Thinking quickly, Stills pulled a u-turn in the middle of the street and flagged down the hearse’s driver. They agreed to form a band on the spot, calling themselves Buffalo Springfield, and released their first album just a few months later. Headlined by a hit single that took a whimsical look at the Vietnam War (”For What It’s Worth”), the band dominated the airwaves with one of the most defining songs of the era.

Buffalo Springfield’s lifespan was brief–the band broke up two years after their formation. Despite this, the Canadian driving that hearse evolved into one of the most famous musicians of the twentieth century. His name is Neil Young, and for the last forty years he has challenged, inspired and confounded the world of popular music.

Due to his prolific output and his propensity for releasing “difficult” material, Neil Young is a daunting figure for those who are unfamiliar with his work. When an artist has released over thirty studio albums, it’s hard to know where to start and what to avoid. The following is a how-to guide for those who aren’t Neil Young fans, but are interested in learning more about this enigmatic and brilliant musician.

I’ve chosen three different categories for Young’s work: the essentials, the train wrecks, and the decent albums that are worth investment but probably aren’t good launching pads. I’m going to avoid discussing the collaborative efforts, such as the aforementioned Springfields and Young’s work with Messirs Crosby, Stills and Nash. All of that material is worth checking out, but this is a pure assessment of Neil Young. I am also refusing to consider Young’s live albums (that’s a topic that deserves its own series of posts), and the bootleg/unreleased material (Chrome Dreams, Where the Buffalo Roam, etc.) This is only the official discography.

I am also dividing this post into installments. The essential albums are included with this post (click the “read more” tab below), with the other two lists to follow at a later date. If you’re interested, I recommend listening to these albums in the order that they’re listed.

Enjoy, and don’t forget to keep on rockin’ in the free world!

The Essential Albums

Harvest, 1970. #78 in Rolling Stone’s Top 500 Albums list.

This is the album to start with for your Young experience.
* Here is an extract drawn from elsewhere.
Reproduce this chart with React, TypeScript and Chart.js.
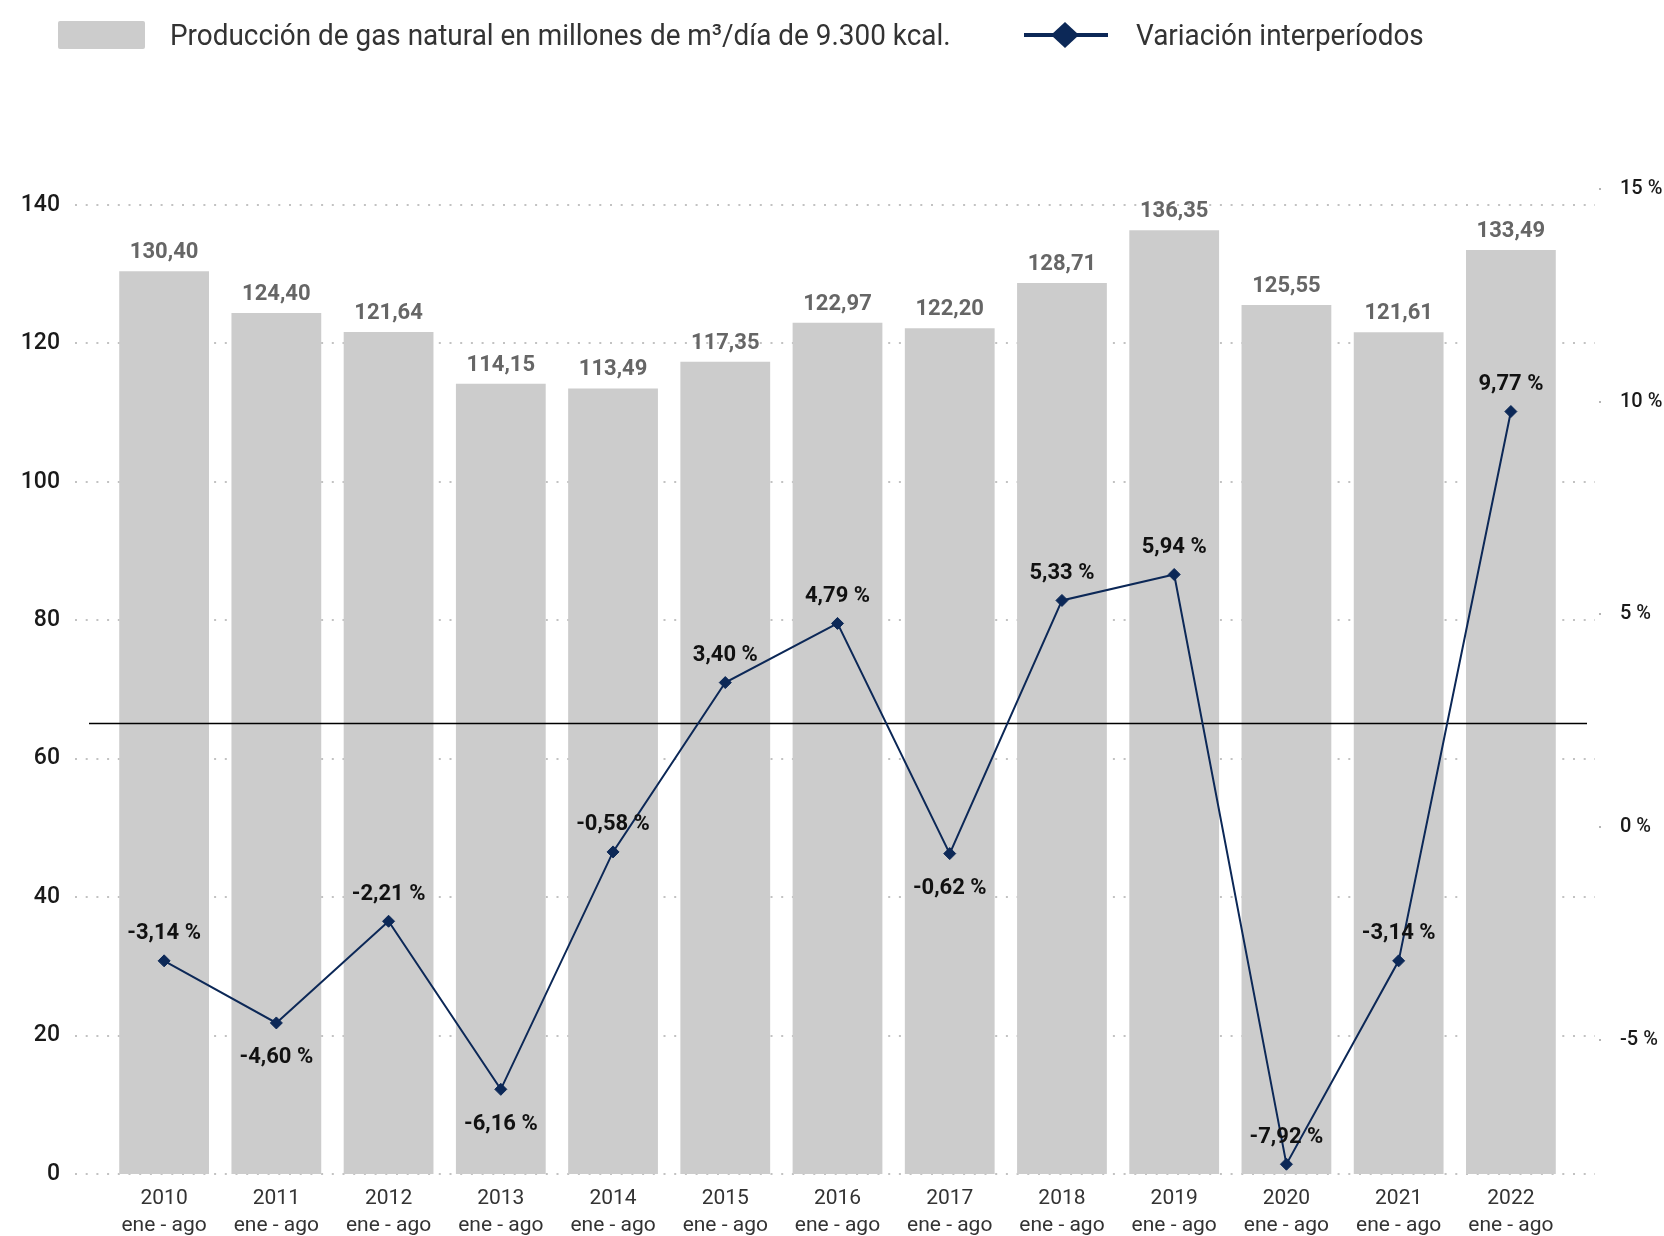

Listen: I respect you, so I’m not going to baby you through this process. This is not Young’s most accessible album. In fact, this is a very challenging album. You will have trouble making an immediate connection with this music, and after a first run through you may even squint at your speakers and ask them “Are you broken? Is this what all the hype is about?”

But forget that first impression. Work your way through it, give it time to sink in to your earlobes. This is an album that you need to break in like a crisp new pair of leather cowboy boots. Sure, you’ll have blisters at first, but in a few months your increased sense of self worth will thank you for the initial pain and suffering. This Young’s best album, and I think it’s a great starting point because it forces you to really listen to his music.

The warm sepia toned cover is a perfect sheath for this country-tinged music. The plucky banjos in “Old Man” and the rhythmic harmonica in “Out on the Weekend” will make you feel like blowing into a jug top in accompaniment. Even so, this is not a country album; it is instead a perfect bridge for people who dislike country music that they hear on the radio, but enjoy roots-influenced artists like Wilco and Whiskeytown. In fact, it’s no stretch at all to claim that this album spawned those bands.

Embedded deep within the pokey rurality of Harvest, you’ll find sharp edges that will poke and discomfit you. You won’t know what to make of Young’s pleas for a maid, and when the London Symphony Orchestra breaks out their string arrangements in “There’s a World”, you’ll leave with more questions than answers. But who doesn’t love a challenge? Listen to this album now, and your world will be forever changed.

After the Gold Rush, 1970. #71 on Rolling Stone’s Top 500 Albums list.

This is a great place to go after you become fairly comfortable with Harvest. After the Gold Rush is Young’s most accessible album, and it contains some of his strongest material. There’s nothing especially risky or experimental about this music, but you’re guaranteed to enjoy it and it sounds great. This is a great way to become accustomed to Young’s strange and sometimes histrionic vocal style, as the orchestration accompanying his singing is lush and robust.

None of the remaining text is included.